After two years of working to integrate social enterprises into corporate supply chains, one thing is clear that the problem was never discovery. It was readiness on both sides. A founder running a gifting enterprise that works with artisan groups across three states recently shared an experience that is becoming increasingly common.
Her products were handcrafted, environmentally responsible, and built around the livelihoods of marginalised women. When she secured a meeting with a large corporate’s procurement team, the conversation lasted fifteen minutes and focused almost entirely on price, margins, and discounts. The livelihoods embedded in her supply chain barely entered the discussion. They approached us exactly as they would any industrial vendor, she said.
This reflects a deeper structural disconnect. Corporate procurement systems and social enterprises operate in the same marketplace, but through entirely different logics. For years, ecosystem efforts have focused on increasing visibility by building supplier databases, matchmaking platforms, and curated introductions. The assumption was simple: once enterprises were discovered, transactions would follow.
They haven’t.
Procurement systems are designed to manage risk, not evaluate intent. Suppliers are assessed on price competitiveness, reliability, quality assurance, and compliance readiness. These are structural features of procurement, not barriers that can be addressed through awareness alone. When social enterprises enter this system, they are evaluated against the same criteria as any other vendor.

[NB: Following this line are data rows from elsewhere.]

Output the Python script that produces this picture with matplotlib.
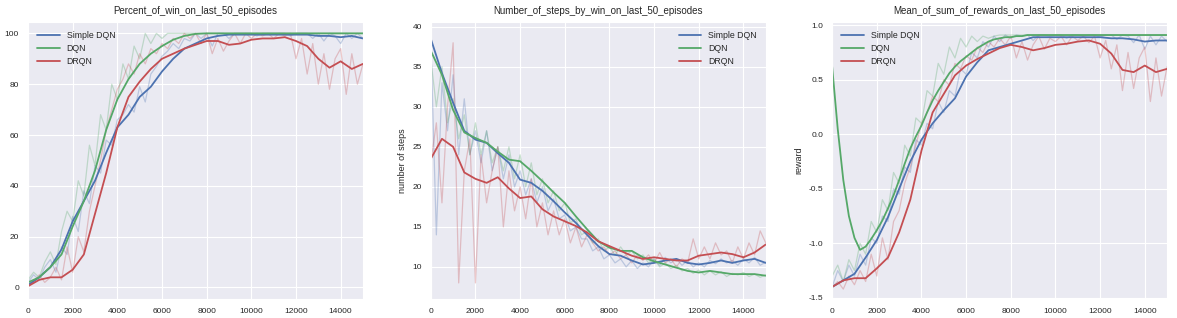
import numpy as np
import matplotlib
matplotlib.use("Agg")
import matplotlib.pyplot as plt
import seaborn as sns

# episodes for the raw curves (every 250) and the smoothed curves (every 500)
ep_raw = np.arange(0, 15001, 250)
ep_smooth = np.arange(0, 15001, 500)

labels = ["Simple DQN", "DQN", "DRQN"]
colors = ["#4C72B0", "#55A868", "#C44E52"]

# --- Percent of win on last 50 episodes ---
win_blue_r = [2, 5, 3, 8, 11, 6, 16, 13, 28, 22, 38, 33, 48, 45, 58, 56,
              66, 68, 72, 69, 79, 73, 84, 87, 91, 93, 96, 94, 98, 97, 100, 98,
              100, 95, 100, 100, 98, 100, 100, 100, 100, 99, 100, 100, 100, 100, 100, 99,
              100, 100, 100, 98, 100, 97, 100, 99, 96, 100, 98, 100, 98]
win_green_r = [3, 6, 4, 10, 14, 9, 22, 30, 26, 42, 36, 56, 48, 68, 62, 80,
               74, 88, 82, 95, 90, 100, 96, 100, 98, 100, 100, 100, 100, 100, 100, 100,
               100, 100, 100, 100, 100, 100, 100, 100, 100, 100, 100, 100, 100, 100, 100, 100,
               100, 100, 100, 100, 100, 100, 100, 100, 100, 100, 100, 100, 100]
win_red_r = [1, 2, 5, 2, 4, 8, 3, 16, 6, 20, 14, 30, 40, 50, 62, 70,
             78, 82, 88, 84, 92, 88, 94, 92, 96, 94, 98, 96, 100, 98, 100, 96,
             100, 92, 98, 93, 97, 100, 96, 100, 98, 100, 99, 100, 98, 100, 99, 100,
             90, 98, 84, 96, 80, 92, 78, 90, 94, 76, 92, 80, 88]
win_blue_s = [1, 4, 8, 15, 26, 34, 42, 53, 63, 68, 75, 79, 85, 90, 94, 96,
              98, 99, 99.5, 99.5, 99.5, 99.5, 99.5, 99.5, 99.5, 99.5, 99, 99, 98.5, 99, 98]
win_green_s = [2, 4, 8, 13, 24, 34, 46, 62, 74, 82, 88, 92, 95, 97.5, 99, 99.8,
               100, 100, 100, 100, 100, 100, 100, 100, 100, 100, 100, 100, 100, 100, 100]
win_red_s = [0.5, 3, 4, 4, 7, 13, 29, 45, 63, 75, 81, 86, 90, 92, 94, 95.5,
             97, 97, 95.5, 96, 97.5, 98, 98, 98.5, 97, 95, 90, 86.5, 89, 86, 88]

# --- Number of steps by win on last 50 episodes ---
steps_blue_r = [38.5, 14, 33, 27, 34, 24, 31, 24, 27, 23, 27, 22, 25, 21, 24, 20,
                22, 19, 21, 18, 20, 17, 18.5, 16, 16.5, 14.5, 15, 13.5, 13.5, 12, 12.5, 11,
                11.5, 10.5, 11, 10, 10.8, 9.8, 10.5, 10, 11, 10.2, 11.2, 10.5, 11, 10.2, 10.8, 10,
                10.5, 10, 10.8, 10.4, 11, 10.5, 10.8, 10.2, 11, 10.5, 11.2, 10.2, 10.6]
steps_green_r = [36, 30, 35, 28, 31, 26, 29, 24, 28, 24, 27, 23, 25, 22, 25, 21,
                 24, 20, 23, 19, 21, 18, 19.5, 17, 18, 15.5, 16, 14, 14.5, 13, 13.5, 12,
                 12.5, 11.5, 12.5, 11.5, 12, 11, 11.5, 10.5, 11, 10, 10.5, 9.8, 10.2, 9.5, 9.8, 9.2,
                 9.6, 9, 9.5, 9, 9.4, 8.8, 9.2, 9, 9.3, 8.8, 9.1, 8.7, 9]
steps_red_r = [23, 28, 18, 30, 38, 8, 22, 26, 8, 24, 18, 22, 25, 15, 22, 17,
               20, 16, 21, 15, 18, 14, 17, 14, 16, 13, 15, 12.5, 14, 13, 12, 12.5,
               11.5, 12, 11, 11.5, 10.5, 11.5, 10.8, 11.5, 10.5, 11.8, 10.5, 11, 10, 11, 10.5, 13.5,
               11, 12.5, 11, 13, 11.5, 12, 10.5, 12.5, 11, 13, 11.5, 14.5, 13]
steps_blue_s = [38.5, 34.2, 30.5, 27, 25.9, 25.5, 24.2, 23, 20.9, 20.5, 19.5, 18.2, 16.8, 15.5, 14, 12.6,
                11.6, 11.4, 10.8, 10.3, 10.5, 10.8, 11, 10.5, 10.3, 10.5, 10.8, 10.5, 10.8, 11, 10.5]
steps_green_s = [37, 34, 29.6, 26.8, 26.1, 25.5, 24.4, 23.4, 23.2, 22, 20.7, 19.3, 18, 16.3, 14.7, 13.2,
                 12.4, 12, 12, 11.2, 10.7, 10.3, 9.9, 9.5, 9.3, 9.5, 9.3, 9.1, 9.1, 9.1, 8.9]
steps_red_s = [23.5, 26, 25, 21.8, 21, 20.5, 21.2, 19.8, 18.6, 18.8, 17.2, 16.3, 15.7, 15.1, 14.3, 13.2,
               12.6, 12, 11.4, 11, 11.2, 11, 10.8, 10.8, 11.4, 11.6, 11.8, 11.6, 11.2, 11.8, 12.8]

# --- Mean of sum of rewards on last 50 episodes ---
rew_blue_r = [-1.4, -1.25, -1.35, -1.2, -1.3, -1.1, -1.2, -0.95, -1.0, -0.75, -0.8, -0.5, -0.55, -0.3, -0.35, -0.05,
              -0.1, 0.1, 0.05, 0.3, 0.2, 0.4, 0.35, 0.6, 0.55, 0.75, 0.7, 0.85, 0.8, 0.9, 0.85, 0.91,
              0.88, 0.91, 0.9, 0.91, 0.86, 0.91, 0.91, 0.9, 0.91, 0.91, 0.88, 0.91, 0.91, 0.9, 0.91, 0.91,
              0.89, 0.91, 0.91, 0.87, 0.91, 0.9, 0.84, 0.91, 0.78, 0.9, 0.82, 0.9, 0.85]
rew_green_r = [-1.3, -1.2, -1.35, -1.15, -1.25, -1.0, -1.1, -0.8, -0.9, -0.6, -0.7, -0.35, -0.45, -0.1, -0.2, 0.15,
               0.1, 0.4, 0.35, 0.65, 0.55, 0.8, 0.7, 0.88, 0.8, 0.9, 0.85, 0.9, 0.88, 0.9, 0.91, 0.91,
               0.91, 0.91, 0.91, 0.91, 0.91, 0.91, 0.91, 0.91, 0.91, 0.91, 0.91, 0.91, 0.91, 0.91, 0.91, 0.91,
               0.91, 0.91, 0.91, 0.91, 0.91, 0.91, 0.91, 0.91, 0.91, 0.91, 0.91, 0.91, 0.91]
rew_red_r = [-1.4, -1.35, -1.42, -1.3, -1.38, -1.25, -1.35, -1.1, -1.3, -0.95, -1.15, -0.8, -0.7, -0.45, -0.3, -0.1,
             0.1, 0.2, 0.35, 0.3, 0.5, 0.45, 0.65, 0.6, 0.72, 0.68, 0.8, 0.75, 0.85, 0.8, 0.88, 0.82,
             0.9, 0.7, 0.85, 0.68, 0.82, 0.9, 0.78, 0.88, 0.85, 0.9, 0.82, 0.9, 0.86, 0.9, 0.84, 0.9,
             0.7, 0.86, 0.6, 0.82, 0.4, 0.75, 0.42, 0.7, 0.8, 0.3, 0.7, 0.35, 0.62]
rew_blue_s = [-1.4, -1.34, -1.28, -1.13, -0.97, -0.76, -0.5, -0.25, -0.05, 0.1, 0.22, 0.33, 0.53, 0.66, 0.77, 0.8,
              0.83, 0.86, 0.89, 0.89, 0.89, 0.89, 0.89, 0.89, 0.89, 0.88, 0.88, 0.87, 0.85, 0.86, 0.86]
# DQN smoothed reward falls fast at the start, so it is read every 250 episodes
rew_green_s = [0.62, 0.05, -0.42, -0.75, -0.95, -1.06, -1.03, -0.96, -0.88, -0.79, -0.68, -0.56, -0.42, -0.27, -0.13, -0.02,
               0.08, 0.2, 0.31, 0.4, 0.48, 0.56, 0.62, 0.67, 0.71, 0.75, 0.79, 0.82, 0.85, 0.87, 0.88, 0.89,
               0.89, 0.9, 0.9, 0.91, 0.91, 0.91, 0.91, 0.91, 0.91, 0.91, 0.91, 0.91, 0.91, 0.91, 0.91, 0.91,
               0.91, 0.91, 0.91, 0.91, 0.91, 0.91, 0.91, 0.91, 0.91, 0.91, 0.91, 0.91, 0.91]
rew_red_s = [-1.4, -1.34, -1.32, -1.32, -1.23, -1.13, -0.9, -0.6, -0.15, 0.2, 0.37, 0.54, 0.63, 0.69, 0.74, 0.79,
             0.82, 0.8, 0.77, 0.79, 0.82, 0.83, 0.85, 0.86, 0.83, 0.74, 0.59, 0.57, 0.63, 0.57, 0.6]

sns.set_style("darkgrid")
plt.rcParams["font.family"] = ["Liberation Sans", "DejaVu Sans"]

fig = plt.figure(figsize=(11.77, 3.18), dpi=100)

panels = [
    dict(title="Percent_of_win_on_last_50_episodes", ylabel="percent of win",
         raw=[win_blue_r, win_green_r, win_red_r],
         smooth=[(ep_smooth, win_blue_s), (ep_smooth, win_green_s), (ep_smooth, win_red_s)],
         ylim=(-4.5, 104.5), yticks=np.arange(0, 101, 20), yfmt="{:.0f}",
         left=0.0238, legend_loc="upper left"),
    dict(title="Number_of_steps_by_win_on_last_50_episodes", ylabel="number of steps",
         raw=[steps_blue_r, steps_green_r, steps_red_r],
         smooth=[(ep_smooth, steps_blue_s), (ep_smooth, steps_green_s), (ep_smooth, steps_red_s)],
         ylim=(6.0, 40.6), yticks=np.arange(10, 41, 5), yfmt="{:.0f}",
         left=0.366, legend_loc="upper right"),
    dict(title="Mean_of_sum_of_rewards_on_last_50_episodes", ylabel="reward",
         raw=[rew_blue_r, rew_green_r, rew_red_r],
         smooth=[(ep_smooth, rew_blue_s), (ep_raw, rew_green_s), (ep_smooth, rew_red_s)],
         ylim=(-1.51, 1.03), yticks=np.arange(-1.5, 1.01, 0.5), yfmt="{:.1f}",
         left=0.707, legend_loc="upper left"),
]

for p in panels:
    ax = fig.add_axes([p["left"], 0.06, 0.2846, 0.871])
    # faint raw curves first, smoothed curves on top
    for vals, c in zip(p["raw"], colors):
        ax.plot(ep_raw, vals, color=c, lw=0.9, alpha=0.3)
    for (xs, vals), c, lab in zip(p["smooth"], colors, labels):
        ax.plot(xs, vals, color=c, lw=1.3, label=lab)

    ax.set_xlim(0, 15000)
    ax.set_ylim(*p["ylim"])
    ax.set_xticks(np.arange(0, 14001, 2000))
    ax.set_yticks(p["yticks"])
    ax.set_yticklabels([p["yfmt"].format(v) for v in p["yticks"]])
    ax.tick_params(labelsize=6, pad=3)
    ax.set_title(p["title"], fontsize=7, pad=6)
    ax.set_ylabel(p["ylabel"], fontsize=6.5)
    ax.set_xlabel("episodes", fontsize=6.5, labelpad=3)
    ax.legend(loc=p["legend_loc"], fontsize=6.3, frameon=False,
              handlelength=2.6, borderaxespad=0.6, labelspacing=0.5)

fig.savefig("out.png", dpi=100)
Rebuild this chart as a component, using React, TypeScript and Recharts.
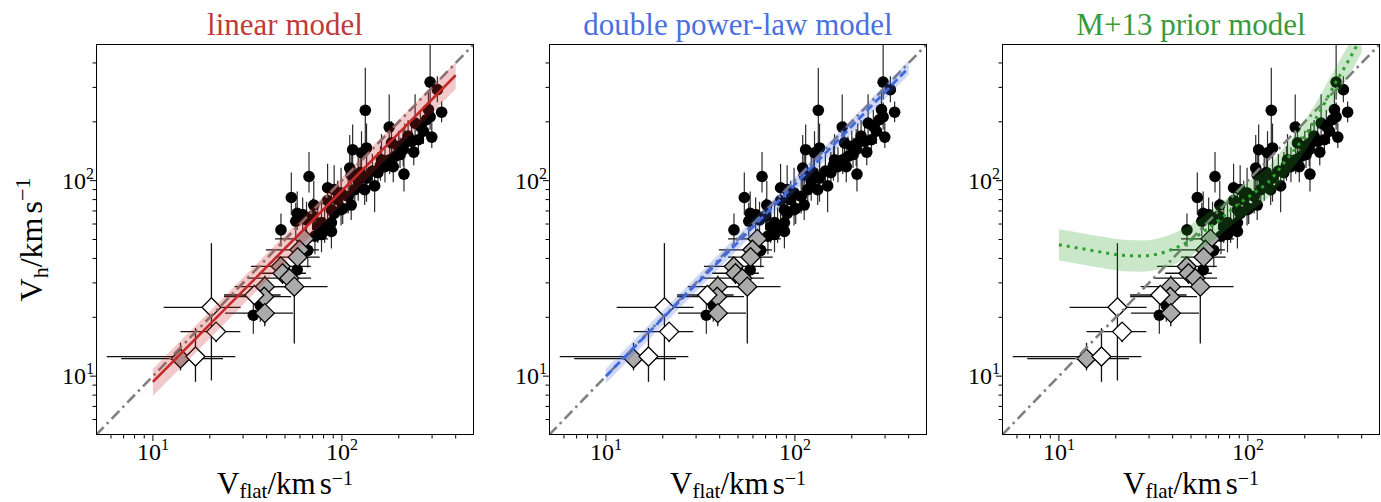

For many enterprises working with marginalised producer communities, meeting these requirements immediately is difficult. Working capital constraints limit buffer stock, compliance systems may still be evolving, and pricing often reflects livelihood premiums. As a result, even where there is interest, transactions stall.
Two patterns consistently emerge. The first is the CSR redirect. Social enterprises are often routed to CSR teams instead of procurement functions. While well-intentioned, this changes the nature of engagement. CSR budgets are finite and episodic; procurement budgets are embedded in core operations. Founders are clear, they do not want to be positioned as beneficiaries, but as suppliers.
The second is the disconnect between sustainability commitments and procurement decisions. India’s Business Responsibility and Sustainability Reporting (BRSR) framework has expanded corporate focus on supply-chain sustainability. Reports now reference responsible sourcing and Scope 3 emissions, but procurement scorecards rarely reflect these priorities. Sustainability and procurement often operate in silos, resulting in a gap between what companies say and how they buy.
This leads to a critical insight: procurement teams are not struggling to discover social enterprises; they are struggling to make decisions on them.
Addressing this requires a shift in how social enterprises engage. Instead of positioning themselves primarily through their mission, they must present clearly defined products that are standardised and ready to fit within procurement systems. Enterprises are not procurement categories; products are. This distinction aligns with how procurement decisions are made and reduces friction.
Equally important is translating impact into metrics that corporate systems recognise. This includes contributions to supply-chain sustainability, relevance to Scope 3 emissions, and alignment with BRSR disclosures. Impact that cannot be expressed in these terms often remains invisible.
At the same time, readiness is not only an enterprise challenge. Corporates also need to adapt. Some are beginning to pilot new vendors in lower-risk categories, design phased onboarding pathways, and incorporate sustainability-linked criteria into supplier evaluations. These are modest adjustments, but they create space for suppliers who may require time to meet full procurement standards.
Between these systems sits a critical but under-recognised actor: the intermediary. The real work of intermediaries is not matchmaking, but translation – helping enterprises build procurement-grade systems, reframing their value in procurement terms, and identifying where corporate processes can adapt without increasing risk. It is technical, often invisible work, but it is what turns introductions into transactions.
India’s ESG architecture is advancing rapidly. BRSR disclosures are deepening, and expectations around supply-chain accountability are becoming more granular. As this pressure grows, companies will increasingly need to demonstrate that sustainability commitments are reflected in operational decisions, not just reporting.
That accountability will eventually reach procurement.
The question is whether the ecosystem prepares for that shift now or waits for regulatory pressure to force alignment. Social enterprises are no longer asking for access; they are asking for legitimacy, to be evaluated as suppliers rather than celebrated as beneficiaries.
If India’s ESG ambitions are to translate into real economic inclusion, procurement systems must evolve to recognise that distinction. Impact procurement will scale when social enterprises can speak the language of procurement, when corporates design systems that can respond to it, and when intermediaries bridge the two.